The answer to the important question in story, What comes next? is more often than not associated with something one of the major characters wants. The true decision is whether that something comes now, in the immediate moment or triggered something in the past. You begin by setting up a scene in which one or more of your principals meet, preferably in some venue that poses maximal discomfort if not threat to each (thus even if it has nothing to do with the story, you'd consider setting a scene in a butcher shop or deli if one of the characters were a vegan).

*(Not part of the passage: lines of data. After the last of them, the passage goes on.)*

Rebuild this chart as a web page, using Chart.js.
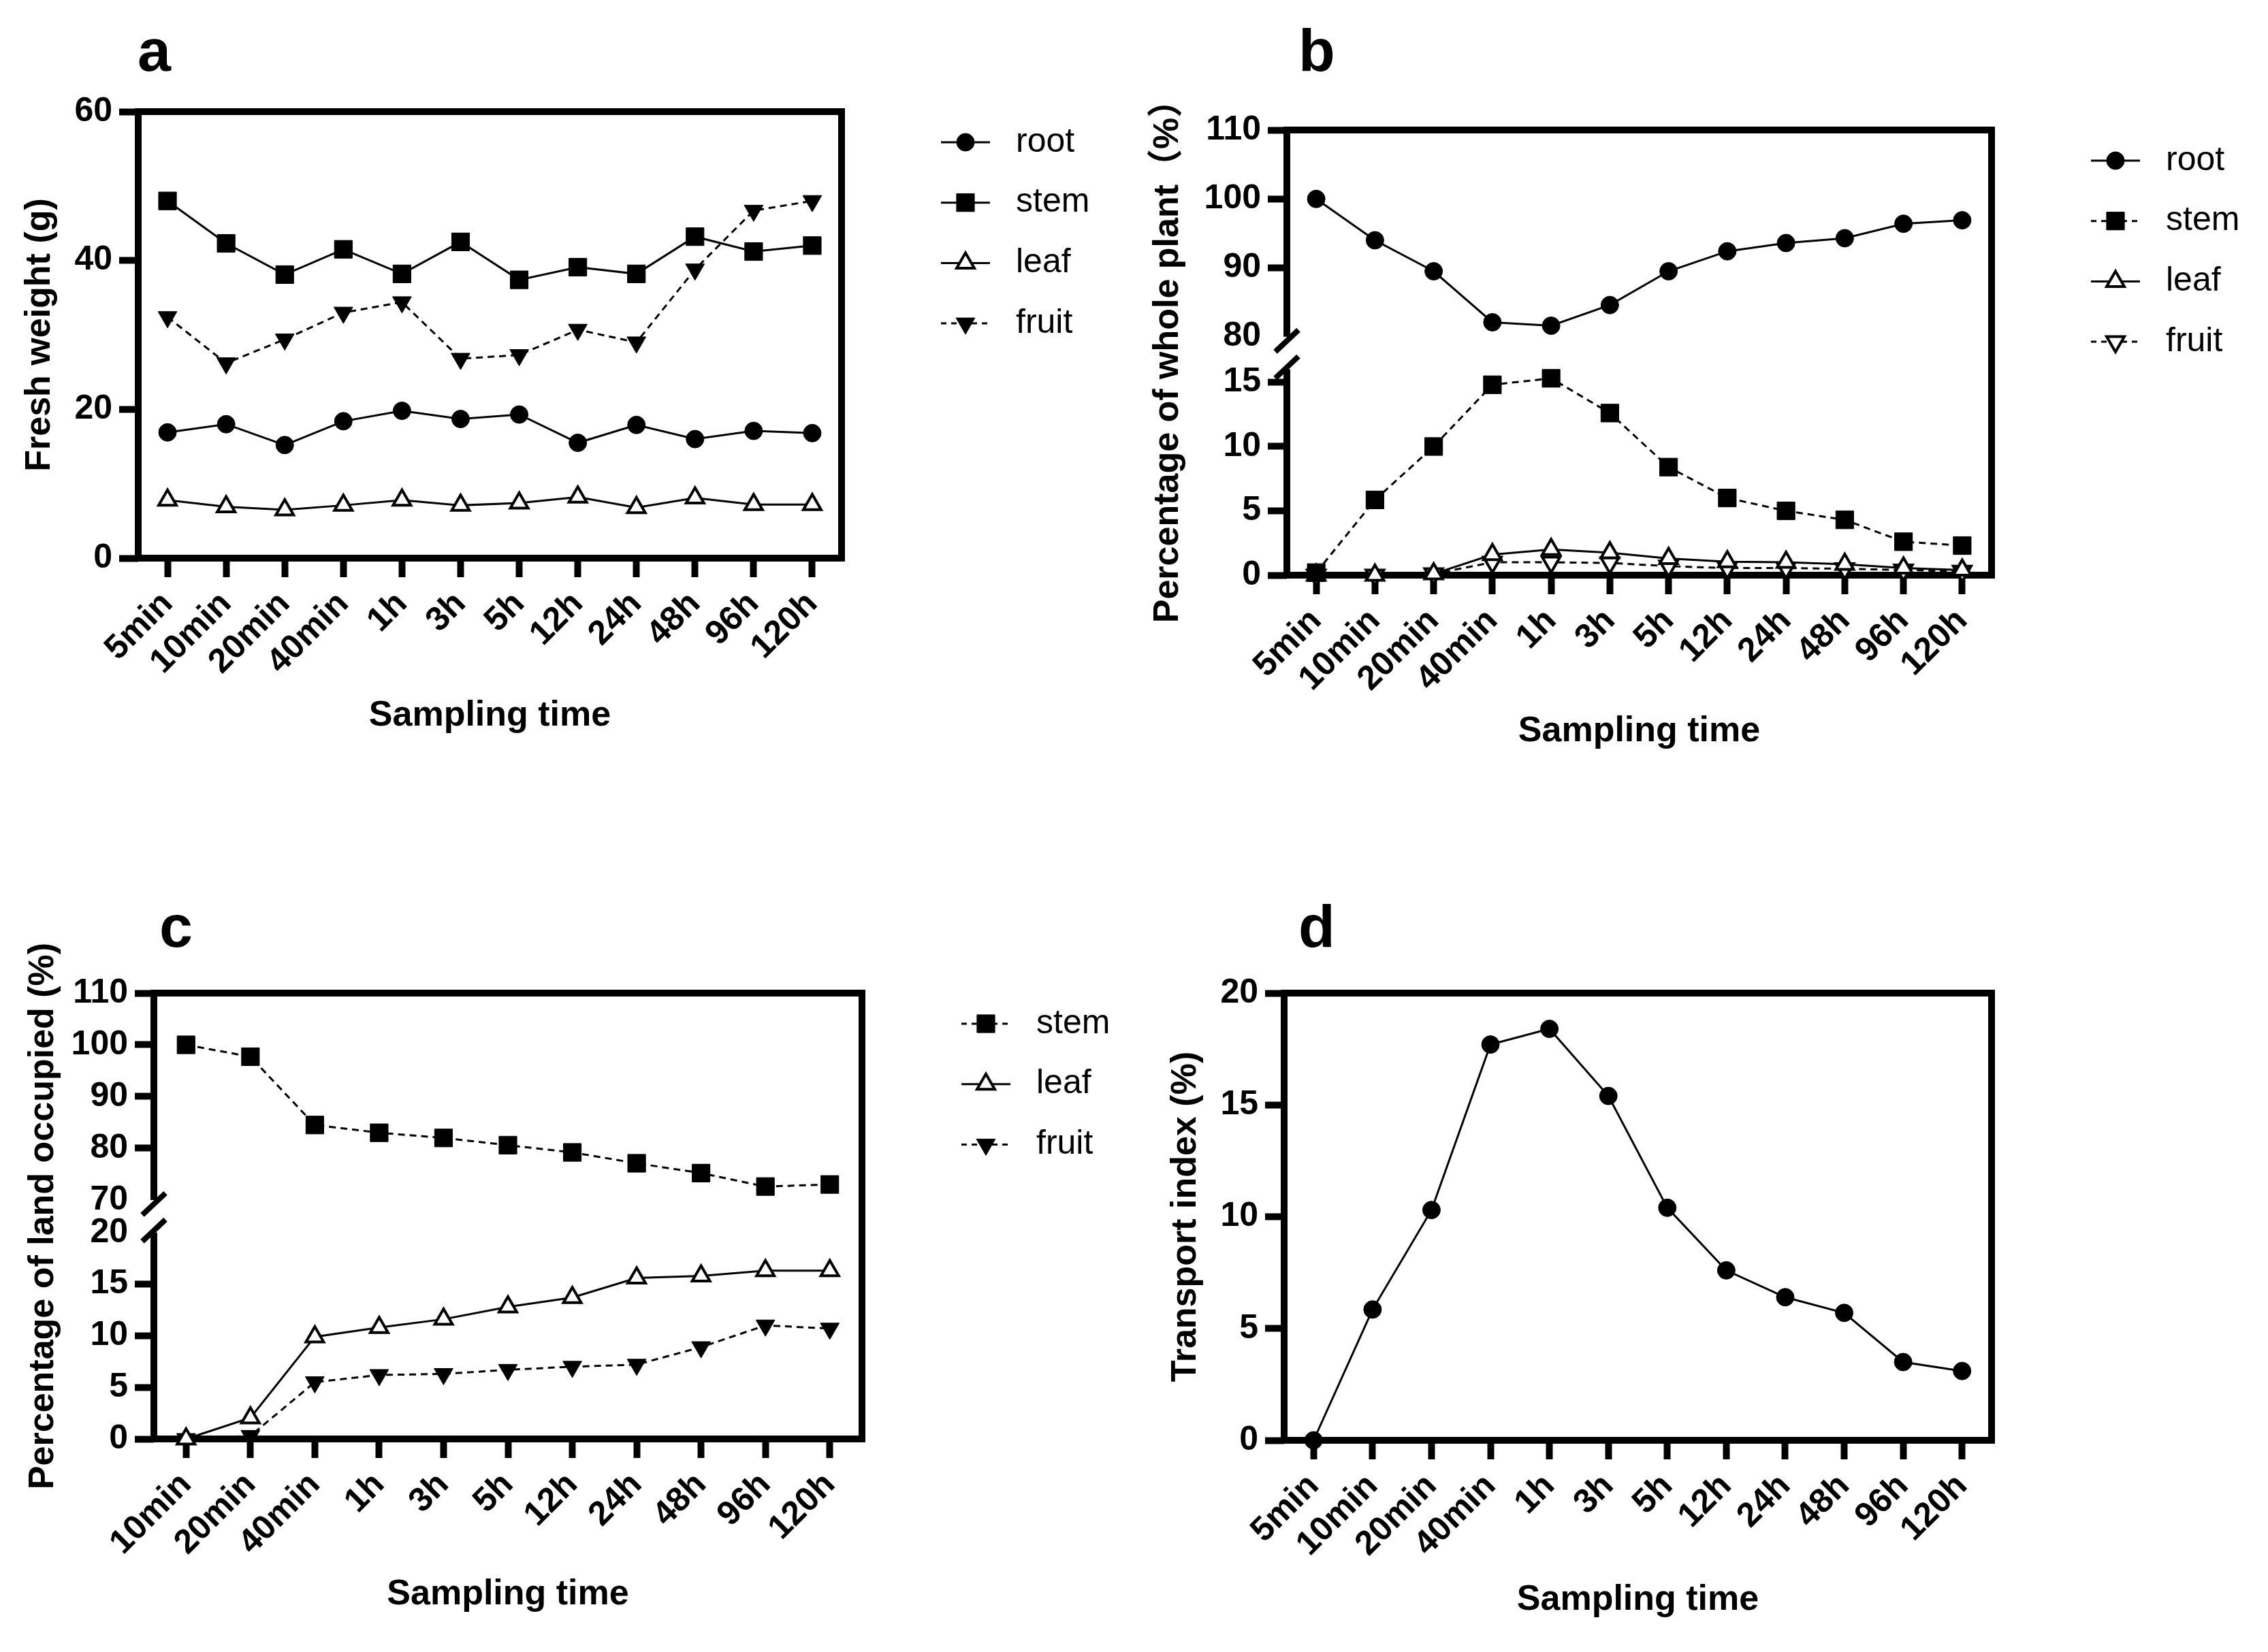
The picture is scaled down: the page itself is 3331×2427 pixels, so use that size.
<!DOCTYPE html>
<html>
<head>
<meta charset="utf-8">
<script src="https://cdn.jsdelivr.net/npm/chart.js"></script>
<style>
html, body { margin: 0; padding: 0; background: #fff; }
body { width: 3331px; height: 2427px; position: relative; overflow: hidden; font-family: "Liberation Sans", Arial, sans-serif; }
.box { position: absolute; }
.tag { position: absolute; font-weight: bold; font-size: 88px; line-height: 1; color: #000; }
</style>
</head>
<body>
<div class="tag" style="left:202px;top:30px">a</div>
<div class="tag" style="left:1907px;top:30px">b</div>
<div class="tag" style="left:234px;top:1317px">c</div>
<div class="tag" style="left:1907px;top:1317px">d</div>

<div class="box" style="left:0px;top:0px;width:1665px;height:1214px"><canvas id="chartA"></canvas></div>
<div class="box" style="left:1665px;top:0px;width:1666px;height:1214px"><canvas id="chartB"></canvas></div>
<div class="box" style="left:0px;top:1214px;width:1665px;height:1213px"><canvas id="chartC"></canvas></div>
<div class="box" style="left:1665px;top:1214px;width:1666px;height:1213px"><canvas id="chartD"></canvas></div>

<script>
// sampling times
const times = ['5min', '10min', '20min', '40min', '1h', '3h', '5h', '12h', '24h', '48h', '96h', '120h'];
const landTimes = ['10min', '20min', '40min', '1h', '3h', '5h', '12h', '24h', '48h', '96h', '120h'];

// a: fresh weight (g)
const weightRoot = [16.9, 18.0, 15.2, 18.4, 19.8, 18.7, 19.3, 15.5, 17.9, 16.0, 17.1, 16.8];
const weightStem = [48.0, 42.3, 38.1, 41.5, 38.2, 42.5, 37.4, 39.1, 38.2, 43.2, 41.2, 42.0];
const weightLeaf = [7.8, 6.9, 6.5, 7.1, 7.8, 7.1, 7.4, 8.2, 6.8, 8.1, 7.2, 7.2];
const weightFruit = [32.4, 26.2, 29.4, 33.0, 34.4, 26.8, 27.3, 30.7, 29.0, 38.8, 46.7, 48.0];

// b: percentage of whole plant
const shareRoot = [100, 94.0, 89.5, 82.1, 81.6, 84.6, 89.5, 92.4, 93.6, 94.3, 96.4, 96.9];
const shareStem = [0.2, 5.85, 10.0, 14.8, 15.3, 12.6, 8.4, 6.0, 5.0, 4.3, 2.6, 2.3];
const shareLeaf = [0, 0, 0.1, 1.6, 2.0, 1.75, 1.3, 1.05, 1.0, 0.85, 0.55, 0.4];
const shareFruit = [0, 0, 0.1, 1.0, 1.0, 0.95, 0.7, 0.55, 0.55, 0.5, 0.4, 0.3];

// c: percentage of land occupied
const landStem = [100, 97.7, 84.5, 83.0, 82.0, 80.6, 79.2, 77.1, 75.2, 72.6, 73.0];
const landLeaf = [0, 2.05, 9.9, 10.8, 11.6, 12.8, 13.7, 15.6, 15.8, 16.3, 16.3];
const landFruit = [0, 0.3, 5.5, 6.2, 6.3, 6.7, 7.0, 7.2, 8.9, 11.0, 10.7];

// d: transport index
const transportIndex = [0, 5.85, 10.3, 17.7, 18.4, 15.4, 10.4, 7.6, 6.4, 5.7, 3.5, 3.1];

// tick labels
const ticksWeight = [0, 20, 40, 60];
const ticksShareTop = [80, 90, 100, 110];
const ticksShareLow = [0, 5, 10, 15];
const ticksLandTop = [70, 80, 90, 100, 110];
const ticksLandLow = [0, 5, 10, 15, 20];
const ticksTransport = [0, 5, 10, 15, 20];

const BLACK = '#000';
const FONT = '"Liberation Sans", Arial, "Noto Sans CJK SC", sans-serif';
Chart.defaults.font.family = FONT;
Chart.defaults.color = BLACK;

const markers = {
  dot:       {pointStyle: 'circle', pointRadius: 13, pointRotation: 0, pointBackgroundColor: BLACK, pointBorderWidth: 1},
  square:    {pointStyle: 'rect', pointRadius: 18.5, pointRotation: 0, pointBackgroundColor: BLACK, pointBorderWidth: 1},
  upOpen:    {pointStyle: 'triangle', pointRadius: 15, pointRotation: 0, pointBackgroundColor: '#fff', pointBorderWidth: 4},
  downFill:  {pointStyle: 'triangle', pointRadius: 16, pointRotation: 180, pointBackgroundColor: BLACK, pointBorderWidth: 1},
  downOpen:  {pointStyle: 'triangle', pointRadius: 15, pointRotation: 180, pointBackgroundColor: '#fff', pointBorderWidth: 4}
};

function series(label, data, marker, dashed, axis) {
  return Object.assign({
    label: label,
    data: data,
    yAxisID: axis || 'y',
    borderColor: BLACK,
    borderWidth: 3,
    borderDash: dashed ? [10, 7] : [],
    pointBorderColor: BLACK,
    tension: 0,
    clip: false
  }, markers[marker]);
}

function yScale(ticks, min, max, width, extra, hidden) {
  return Object.assign({
    type: 'linear',
    position: 'left',
    min: min,
    max: max,
    border: {display: false},
    grid: {
      drawOnChartArea: false,
      tickLength: 28,
      tickWidth: 10,
      tickColor: ctx => (hidden && ctx.tick && hidden.includes(ctx.tick.value)) ? 'rgba(0,0,0,0)' : BLACK
    },
    ticks: {autoSkip: false, padding: 10, font: {size: 50, weight: 'bold'}, color: BLACK},
    afterBuildTicks: s => { s.ticks = ticks.map(v => ({value: v})); },
    afterFit: s => { s.width = width; }
  }, extra || {});
}

function xScale(height, titlePad) {
  return {
    type: 'category',
    offset: true,
    border: {display: false},
    grid: {drawOnChartArea: false, tickLength: 28, tickWidth: 10, tickColor: BLACK},
    ticks: {autoSkip: false, minRotation: 45, maxRotation: 45, padding: 10, font: {size: 50, weight: 'bold'}, color: BLACK},
    title: {display: true, text: 'Sampling time', color: BLACK, font: {size: 52, weight: 'bold'}, padding: {top: 0, bottom: titlePad}},
    afterFit: s => { s.height = height; }
  };
}

// box round the plot, left side broken when two stacked axes are used
const framePlugin = {
  id: 'frame',
  beforeDatasetsDraw(chart, args, opts) {
    const {ctx, chartArea: a} = chart;
    ctx.save();
    ctx.strokeStyle = BLACK;
    ctx.lineWidth = 10;
    ctx.lineJoin = 'miter';
    ctx.lineCap = 'square';
    ctx.beginPath();
    if (opts.breakTop === undefined) {
      ctx.rect(a.left, a.top, a.right - a.left, a.bottom - a.top);
      ctx.stroke();
    } else {
      const yEnd = chart.scales.yTop.getPixelForValue(opts.breakTop);
      const yStart = chart.scales.y.getPixelForValue(opts.breakLow);
      ctx.lineCap = 'butt';
      ctx.moveTo(a.left, yEnd);
      ctx.lineTo(a.left, a.top);
      ctx.lineTo(a.right, a.top);
      ctx.lineTo(a.right, a.bottom);
      ctx.lineTo(a.left, a.bottom);
      ctx.lineTo(a.left, yStart);
      ctx.stroke();
      ctx.lineWidth = 8;
      [yEnd + 6, yStart - 3].forEach(yc => {
        ctx.beginPath();
        ctx.moveTo(a.left - 17, yc + 16);
        ctx.lineTo(a.left + 17, yc - 16);
        ctx.stroke();
      });
    }
    ctx.restore();
  }
};

// legend at the right: line + marker + name
const sideLegend = {
  id: 'sideLegend',
  afterDraw(chart) {
    const {ctx, chartArea: a} = chart;
    const x0 = a.right + 146;
    chart.data.datasets.forEach((ds, i) => {
      const y = a.top + 45 + i * 88.7;
      ctx.save();
      ctx.strokeStyle = BLACK;
      ctx.lineWidth = 3;
      ctx.setLineDash(ds.borderDash.length ? [8, 7] : []);
      ctx.beginPath();
      ctx.moveTo(x0, y);
      ctx.lineTo(x0 + 72, y);
      ctx.stroke();
      ctx.setLineDash([]);
      ctx.fillStyle = ds.pointBackgroundColor;
      ctx.strokeStyle = BLACK;
      ctx.lineWidth = ds.pointBorderWidth;
      Chart.helpers.drawPoint(ctx, {pointStyle: ds.pointStyle, rotation: ds.pointRotation, radius: ds.pointRadius, borderWidth: ds.pointBorderWidth}, x0 + 36, y);
      ctx.fillStyle = BLACK;
      ctx.font = '50px ' + FONT;
      ctx.textAlign = 'left';
      ctx.textBaseline = 'middle';
      ctx.fillText(ds.label, a.right + 256, y);
      ctx.restore();
    });
  }
};

// rotated y title centred on the whole plot height
const yTitle = {
  id: 'yTitle',
  afterDraw(chart, args, opts) {
    const {ctx, chartArea: a} = chart;
    ctx.save();
    ctx.translate(opts.x, (a.top + a.bottom) / 2);
    ctx.rotate(-Math.PI / 2);
    ctx.font = 'bold 52px ' + FONT;
    ctx.fillStyle = BLACK;
    ctx.textAlign = 'center';
    ctx.textBaseline = 'middle';
    ctx.fillText(opts.text, 0, 0);
    ctx.restore();
  }
};

function makeChart(id, labels, datasets, scales, padTop, padRight, plugins) {
  return new Chart(document.getElementById(id), {
    type: 'line',
    data: {labels: labels, datasets: datasets},
    options: {
      responsive: true,
      maintainAspectRatio: false,
      devicePixelRatio: 1,
      animation: false,
      events: [],
      layout: {padding: {top: padTop, right: padRight, left: 0, bottom: 0}},
      scales: scales,
      plugins: Object.assign({legend: {display: false}, tooltip: {enabled: false}}, plugins)
    },
    plugins: [framePlugin, sideLegend, yTitle]
  });
}

makeChart('chartA', times, [
  series('root', weightRoot, 'dot', false),
  series('stem', weightStem, 'square', false),
  series('leaf', weightLeaf, 'upOpen', false),
  series('fruit', weightFruit, 'downFill', true)
], {
  x: xScale(394, 131),
  y: yScale(ticksWeight, 0, 60, 203)
}, 164, 429, {frame: {}, yTitle: {text: 'Fresh weight (g)', x: 59}});

makeChart('chartB', times, [
  series('root', shareRoot, 'dot', false, 'yTop'),
  series('stem', shareStem, 'square', true),
  series('leaf', shareLeaf, 'upOpen', false),
  series('fruit', shareFruit, 'downOpen', true)
], {
  x: xScale(369, 108),
  y: yScale(ticksShareLow, 0, 17.3, 225, {stack: 'share', stackWeight: 1, weight: 0}),
  yTop: yScale(ticksShareTop, 77.7, 110, 225, {stack: 'share', stackWeight: 1, weight: 1}, [80])
}, 191, 406, {frame: {breakTop: 80, breakLow: 16}, yTitle: {text: 'Percentage of whole plant（%）', x: 51}});

makeChart('chartC', landTimes, [
  series('stem', landStem, 'square', true, 'yTop'),
  series('leaf', landLeaf, 'upOpen', false),
  series('fruit', landFruit, 'downFill', true)
], {
  x: xScale(313, 53),
  y: yScale(ticksLandLow, 0, 21.6, 226, {stack: 'land', stackWeight: 1, weight: 0}, [20]),
  yTop: yScale(ticksLandTop, 66.9, 110, 226, {stack: 'land', stackWeight: 1, weight: 1}, [70])
}, 245, 399, {frame: {breakTop: 70, breakLow: 20}, yTitle: {text: 'Percentage of land occupied (%)', x: 64}});

makeChart('chartD', times, [
  series('transport index', transportIndex, 'dot', false)
], {
  x: xScale(311, 45),
  y: yScale(ticksTransport, 0, 20, 221)
}, 245, 406, {frame: {}, yTitle: {text: 'Transport index (%)', x: 77}, sideLegend: false});
</script>
</body>
</html>
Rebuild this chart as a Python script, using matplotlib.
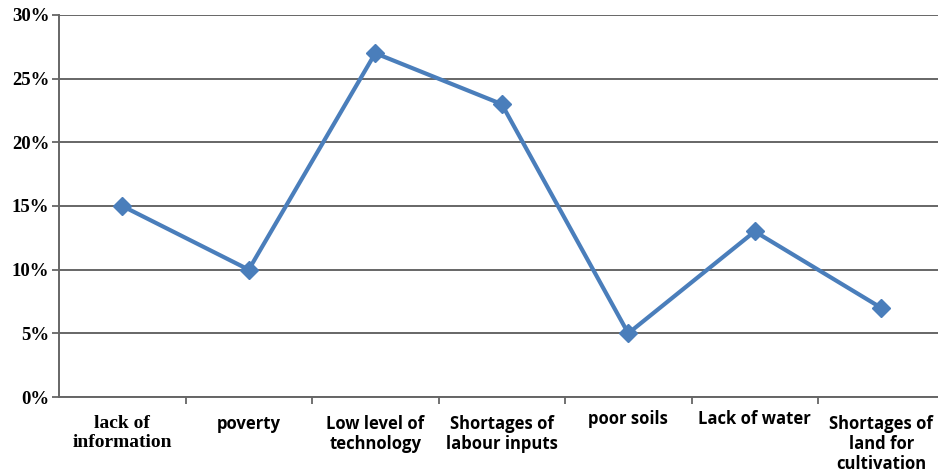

Remember that each character is coming into the scene having just been somewhere else, the somewhere causing a dandruff of some sort or other to have spread over the shoulders of said character. Individuals do not merely appear in places, they appear with emotional baggage of having just experienced something that will effect the resident mood. Characters come into scenes also bearing expectations. I've got this meeting to attend and I expect to be bored. My supervisor wants a brief word with me. I am already under the gun of a deadline and I know that the brief word of my superior never lasts less than an hour. I have just come from that brief-word meeting to my encounter with you. How do you expect me to behave?
One of the major purposes of a scene is to advance the story.
All right, you say, advance it toward what, closure? Perhaps complication. Perhaps merely a demonstration that the characters cannot be expected under the best of circumstances to get along well.
They have just come from doing X, where they have experienced Y. They expect this meeting to produce Z. Now start writing. With all these things in mind, do you follow a prearranged script--or do you let them go at it?
Your own take is that working from a script pulls you away from the spontaneous potential for discovery and detail, for the equivalent of Dustin Hoffman pounding on the hood of the car while crossing the street in Midnight Cowboy. Following the script while composing forces you to think, as in making sure you've got everything in you'd hoped.